Throughput Machine Learning with Heterogeneous resources (NAIRR240335)
Abstract
Advancing domain science through machine learning requires an ensemble of models, not a single model. To understand how ML can be used for a scientific problem and rigorously test the sensitivity of results, researchers must iterate through multiple model designs. This creates a throughput problem, as the more models that can be trained, the better the AI-enabled science. However, running large-scale ML training and evaluation workloads on distributed, heterogeneous infrastructure like the Open Science Pool (OSPool) raises open questions. How does training across different hardware (e.g., A100 to V100 to H100) affect final model performance?
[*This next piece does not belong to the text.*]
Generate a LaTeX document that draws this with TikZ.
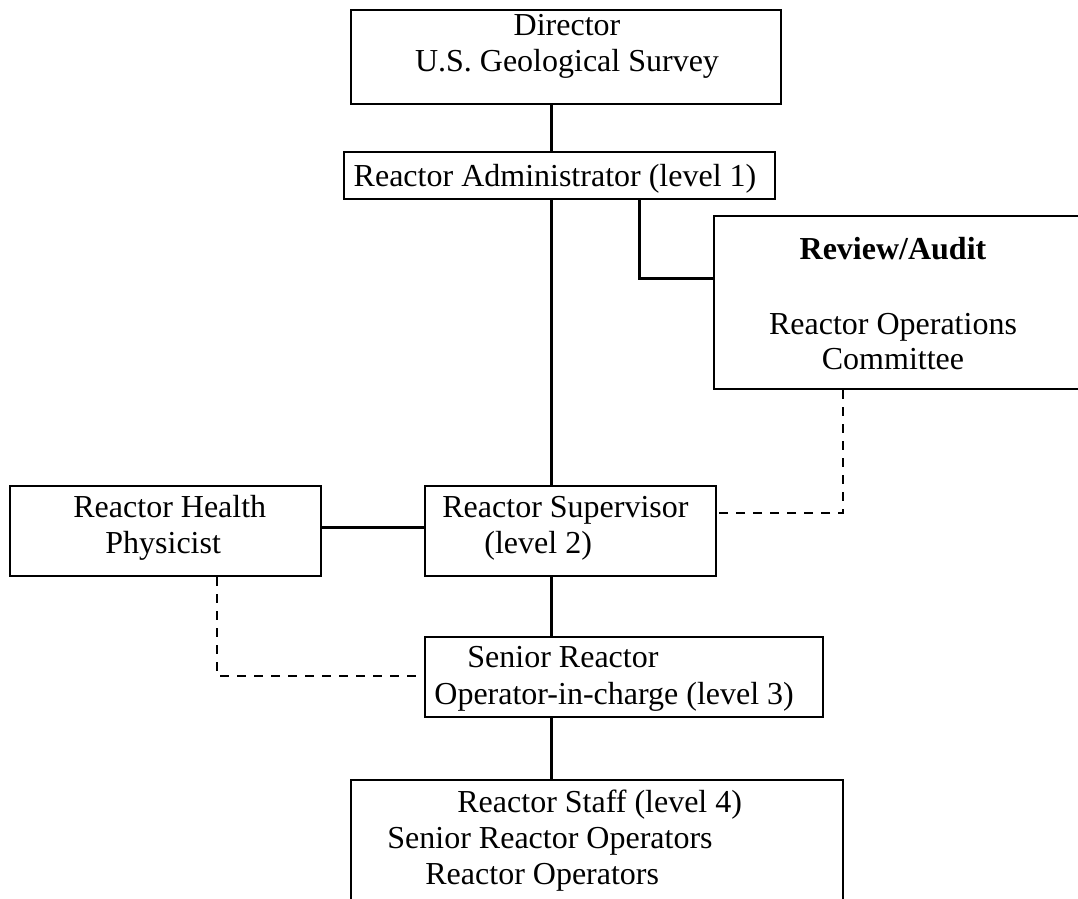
\documentclass[tikz,border=0pt]{standalone}
\usepackage{fontspec}
\setmainfont{Liberation Serif}
\usetikzlibrary{fit}
\begin{document}
\begin{tikzpicture}[x=0.5pt,y=-0.5pt,
  box/.style={draw,line width=1pt,inner sep=0pt},
  txt/.style={inner sep=0pt,font=\fontsize{16pt}{18pt}\selectfont},
  conn/.style={line width=1.5pt},
  dashconn/.style={line width=1pt,dash pattern=on 4.5pt off 4pt}]
\useasboundingbox (0,0) rectangle (1078,899);
\fill[white] (0,0) rectangle (1078,899);
% boxes
\node[box,fit={(351,10) (781,104)}] (dir) {};
\node[box,fit={(344,152) (775,199)}] (adm) {};
\node[box,fit={(714,216) (1095,389)}] (rev) {};
\node[box,fit={(10,486) (321,576)}] (hp) {};
\node[box,fit={(425,486) (716,576)}] (sup) {};
\node[box,fit={(425,637) (823,717)}] (sen) {};
\node[box,fit={(351,780) (843,915)}] (stf) {};
% texts
\node[txt,anchor=base] (tdir1) at (567,36) {Director};
\node[txt,anchor=base] (tdir2) at (567,72) {U.S. Geological Survey};
\node[txt,anchor=base] (tadm) at (555,187) {Reactor Administrator (level 1)};
\node[txt,anchor=base] (trev1) at (893,260) {\bfseries Review/Audit};
\node[txt,anchor=base] (trev2) at (893,335) {Reactor Operations};
\node[txt,anchor=base] (trev3) at (893,370) {Committee};
\node[txt,anchor=base west] (thp1) at (73,517) {Reactor Health};
\node[txt,anchor=base west] (thp2) at (105,553) {Physicist};
\node[txt,anchor=base west] (tsup1) at (442,517) {Reactor Supervisor};
\node[txt,anchor=base west] (tsup2) at (484,553) {(level 2)};
\node[txt,anchor=base west] (tsen1) at (467,667) {Senior Reactor};
\node[txt,anchor=base west] (tsen2) at (434,704) {Operator-in-charge (level 3)};
\node[txt,anchor=base west] (tstf1) at (457,812) {Reactor Staff (level 4)};
\node[txt,anchor=base west] (tstf2) at (387,848) {Senior Reactor Operators};
\node[txt,anchor=base west] (tstf3) at (425,884) {Reactor Operators};
% routing coordinates
\coordinate (spine) at (551,0);
\coordinate (ra) at (639,279);
\coordinate (hs) at (0,527);
\coordinate (rd) at (843,513);
\coordinate (hd) at (217,676);
% solid connectors
\draw[conn] (dir.south -| spine) -- (adm.north -| spine);
\draw[conn] (adm.south -| spine) -- (sup.north -| spine);
\draw[conn] (adm.south -| ra) -- (ra) -- (rev.west |- ra);
\draw[conn] (hp.east |- hs) -- (sup.west |- hs);
\draw[conn] (sup.south -| spine) -- (sen.north -| spine);
\draw[conn] (sen.south -| spine) -- (stf.north -| spine);
% dashed connectors
\draw[dashconn] (rev.south -| rd) -- (rd) -- (sup.east |- rd);
\draw[dashconn] (hp.south -| hd) -- (hd) -- (sen.west |- hd);
\end{tikzpicture}
\end{document}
What tools and automation can minimize the friction of managing large ML training ensembles? And how can the training process cooperate with workload managers like HTCondor to improve responsiveness and fairness in multi-tenant cyberinfrastructure? To address these challenges, the Partnership to Advance Throughput Computing (PATh) is launching a new collaboration to profile the effects of throughput training and inference on distributed, heterogeneous capacity. Using protein AI as an exemplar scientific domain, the project will characterize the impact of training ensembles across heterogeneous resources, improve capabilities and services to reduce barriers for new ML researchers, and demonstrate running single workloads effectively across NAIRR pilot resources.